В. Горегляд приводит пример из спектра так называемых «новых религий» - учение Куродзуми-кё, в основе которого лежат как идеи синто, так и завуалированные отдельные положения буддизма и едва заметные следы христианского влияния. Среди тезисов данного учения мы обнаруживаем следующие:
• тезис о единстве ками и человека;
• тезис о проявлениях Аматэрасу в отдельных ками;
• представление Аматэрасу как творца Неба и Земли.
Последнее не свойственно традиционному синтоизму и, вероятно, зародилось вследствие трансформации японского религиозного сознания. Также взамен традиционного понимания жизни как сансарного круга приходит идея вечной жизни и бессмертия.
Касательно, собственно, «новых религий» автор статьи замечает, что они появлялись в Японии одна за другой (этот процесс продолжается и в наши дни), однако не все из них добивались заметного влияния и просуществовали сколько-нибудь долгое время. Среди более-менее известных Горегляд называет: Тэнри-кё, выдвигавшее идею исходного равенства всех людей как созданий единого божества, Абсолютной сущности, и Конко-кё, также разрабатывавшее идею равенства людей перед богом. «Так, впервые провозгласив на синтоистской основе универсальность верховного божества и равенство перед ним всех людей, - пишет В.Н. Горегляд, - японские проповедники совместили в религиозном сознании архаичные элементы с новейшими.» (с. 116).
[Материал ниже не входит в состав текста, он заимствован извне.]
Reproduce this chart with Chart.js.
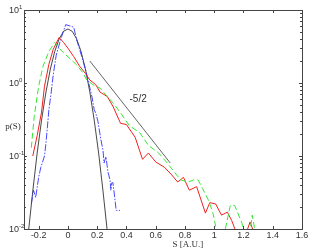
<!DOCTYPE html>
<html>
<head>
<meta charset="utf-8">
<script src="https://cdn.jsdelivr.net/npm/chart.js@4.4.1/dist/chart.umd.min.js"></script>
<style>
  html, body { margin: 0; padding: 0; background: #fff; }
  canvas { display: block; }
</style>
</head>
<body>
<canvas id="pdfChart" width="314" height="251"></canvas>
<script>
// ---- data ----
const blackX = [-0.27, -0.24, -0.21, -0.18, -0.15, -0.12, -0.09, -0.06, -0.03, 0.00, 0.03, 0.06, 0.09, 0.12, 0.15, 0.18, 0.21, 0.24, 0.27];
const blackY = [0.009, 0.033, 0.11, 0.31, 0.75, 1.55, 2.7, 4.0, 5.1, 5.5, 5.1, 4.0, 2.7, 1.55, 0.75, 0.31, 0.11, 0.033, 0.009];

const blueX = [-0.25, -0.235, -0.22, -0.20, -0.185, -0.16, -0.15, -0.14, -0.13, -0.115, -0.10, -0.08, -0.05, -0.015, 0.02, 0.04, 0.06, 0.095, 0.125, 0.165, 0.18, 0.19, 0.205, 0.225, 0.24, 0.247, 0.26, 0.274, 0.288, 0.294, 0.30, 0.308, 0.322, 0.33, 0.356];
const blueY = [0.022, 0.034, 0.027, 0.051, 0.07, 0.10, 0.15, 0.25, 0.43, 0.72, 1.3, 2.4, 3.9, 6.3, 6.0, 5.8, 3.9, 2.3, 1.4, 0.64, 0.43, 0.39, 0.30, 0.17, 0.12, 0.08, 0.098, 0.06, 0.047, 0.034, 0.043, 0.043, 0.025, 0.018, 0.018];

const redX = [-0.24, -0.21, -0.18, -0.16, -0.13, -0.10, -0.06, -0.03, 0.00, 0.04, 0.08, 0.12, 0.15, 0.19, 0.22, 0.27, 0.31, 0.36, 0.40, 0.46, 0.51, 0.55, 0.60, 0.66, 0.71, 0.75, 0.79, 0.83, 0.88, 0.94, 0.97, 1.01, 1.05, 1.09, 1.12, 1.15, 1.19, 1.245, 1.29];
const redY = [0.10, 0.19, 0.40, 0.9, 1.8, 2.9, 4.2, 3.6, 3.0, 2.3, 1.7, 1.35, 1.1, 0.95, 0.75, 0.65, 0.47, 0.28, 0.27, 0.18, 0.09, 0.11, 0.083, 0.07, 0.055, 0.044, 0.051, 0.034, 0.038, 0.0165, 0.023, 0.022, 0.0155, 0.017, 0.013, 0.009, 0.006, 0.0125, 0.007];

const greenX = [-0.25, -0.23, -0.20, -0.17, -0.13, -0.09, -0.06, -0.03, 0.02, 0.06, 0.10, 0.13, 0.17, 0.22, 0.27, 0.31, 0.36, 0.42, 0.49, 0.55, 0.62, 0.66, 0.70, 0.77, 0.82, 0.86, 0.89, 0.92, 0.96, 0.99, 1.03, 1.06, 1.11, 1.14, 1.19, 1.21, 1.24, 1.26, 1.29];
const greenY = [0.13, 0.35, 0.9, 1.7, 2.7, 3.6, 3.0, 2.6, 2.1, 1.77, 1.4, 1.1, 0.95, 0.85, 0.65, 0.53, 0.39, 0.26, 0.21, 0.14, 0.11, 0.089, 0.071, 0.047, 0.044, 0.047, 0.047, 0.036, 0.025, 0.017, 0.007, 0.007, 0.021, 0.021, 0.012, 0.007, 0.008, 0.0155, 0.007];

// reference slope line (-5/2)
const slopeX = [0.15, 0.70];
const slopeY = [2.0, 0.08];

const xTicks = [-0.2, 0, 0.2, 0.4, 0.6, 0.8, 1, 1.2, 1.4, 1.6];
const xTickLabels = ['-0.2', '0', '0.2', '0.4', '0.6', '0.8', '1', '1.2', '1.4', '1.6'];
const yTicks = [0.01, 0.1, 1, 10];
const yTickExp = ['-2', '-1', '0', '1'];

const toPts = (xs, ys) => xs.map((x, i) => ({ x: x, y: ys[i] }));

// draws the matlab-style box, inward ticks and labels
const axesBox = {
    id: 'axesBox',
    afterDraw(chart) {
        const ctx = chart.ctx;
        const a = chart.chartArea;
        const xs = chart.scales.x, ys = chart.scales.y;
        ctx.save();
        ctx.strokeStyle = '#444';
        ctx.lineWidth = 1;
        ctx.strokeRect(Math.round(a.left) + 0.5, Math.round(a.top) + 0.5, Math.round(a.right - a.left), Math.round(a.bottom - a.top));

        ctx.beginPath();
        xTicks.forEach(v => {
            const px = Math.round(xs.getPixelForValue(v)) + 0.5;
            ctx.moveTo(px, a.bottom); ctx.lineTo(px, a.bottom - 3);
            ctx.moveTo(px, a.top); ctx.lineTo(px, a.top + 3);
        });
        yTicks.forEach((v, i) => {
            const py = Math.round(ys.getPixelForValue(v)) + 0.5;
            ctx.moveTo(a.left, py); ctx.lineTo(a.left + 3, py);
            ctx.moveTo(a.right, py); ctx.lineTo(a.right - 3, py);
            if (i < yTicks.length - 1) {
                for (let m = 2; m <= 9; m++) {
                    const pm = Math.round(ys.getPixelForValue(v * m)) + 0.5;
                    ctx.moveTo(a.left, pm); ctx.lineTo(a.left + 2, pm);
                    ctx.moveTo(a.right, pm); ctx.lineTo(a.right - 2, pm);
                }
            }
        });
        ctx.stroke();

        ctx.fillStyle = '#333';
        ctx.font = '9px "Liberation Sans", sans-serif';
        ctx.textAlign = 'center';
        ctx.textBaseline = 'middle';
        xTicks.forEach((v, i) => {
            ctx.fillText(xTickLabels[i], xs.getPixelForValue(v), a.bottom + 7);
        });
        yTicks.forEach((v, i) => {
            const py = ys.getPixelForValue(v);
            ctx.font = '9px "Liberation Sans", sans-serif';
            ctx.textAlign = 'right';
            ctx.fillText('10', a.left - 5, py + 1);
            ctx.font = '6px "Liberation Sans", sans-serif';
            ctx.textAlign = 'left';
            ctx.fillText(yTickExp[i], a.left - 5, py - 3);
        });

        ctx.font = '9px "Liberation Serif", serif';
        ctx.textAlign = 'center';
        ctx.fillText('S [A.U.]', xs.getPixelForValue(0.82), a.bottom + 16);
        ctx.fillText('p(S)', 13, 127);

        ctx.font = '10px "Liberation Sans", sans-serif';
        ctx.fillText('-5/2', xs.getPixelForValue(0.48), ys.getPixelForValue(0.6));
        ctx.restore();
    }
};

const lineSet = (pts, color, width, dash) => ({
    data: pts,
    showLine: true,
    borderColor: color,
    borderWidth: width,
    borderDash: dash || [],
    pointRadius: 0,
    fill: false,
    tension: 0,
    clip: 0
});

new Chart(document.getElementById('pdfChart'), {
    type: 'scatter',
    data: {
        datasets: [
            lineSet(toPts(slopeX, slopeY), '#555', 0.9),
            lineSet(toPts(greenX, greenY), '#33e833', 1, [6, 3]),
            lineSet(toPts(redX, redY), '#f02020', 1),
            lineSet(toPts(blueX, blueY), '#3333ff', 0.9, [7, 1.5, 1.5, 1.5]),
            lineSet(toPts(blackX, blackY), '#333', 0.9)
        ]
    },
    options: {
        responsive: false,
        animation: false,
        layout: { padding: { left: 24, top: 10, right: 12, bottom: 22 } },
        plugins: { legend: { display: false }, tooltip: { enabled: false } },
        scales: {
            x: { type: 'linear', min: -0.3, max: 1.6, display: false },
            y: { type: 'logarithmic', min: 0.01, max: 10, display: false }
        }
    },
    plugins: [axesBox]
});
</script>
</body>
</html>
Подводя итоги в своей статье, автор замечает, что конец эпохи Токугава ознаменован тесным переплетением японской общественной мысли и религии с политикой. Пропаганда преданности трону привела к свержению режима сёгуната. Социальная нестабильность катализировала процесс, вызвав упадок престижа буддизма и укрепление синто. Последний после «реставрации Мэйд-зи» был признан государственной религией, дистанцировавшись от буддизма, и стал внедряться во все сферы общественной жизни.
Автор также подчеркивает, что связь между религией и общественной мыслью в эпоху Эдо была двусторонней. И опыт этой эпохи позволяет сделать вывод о том, что использование религии в качестве государственного рычага для управления населением отрицательно сказывается на общественной стабильности.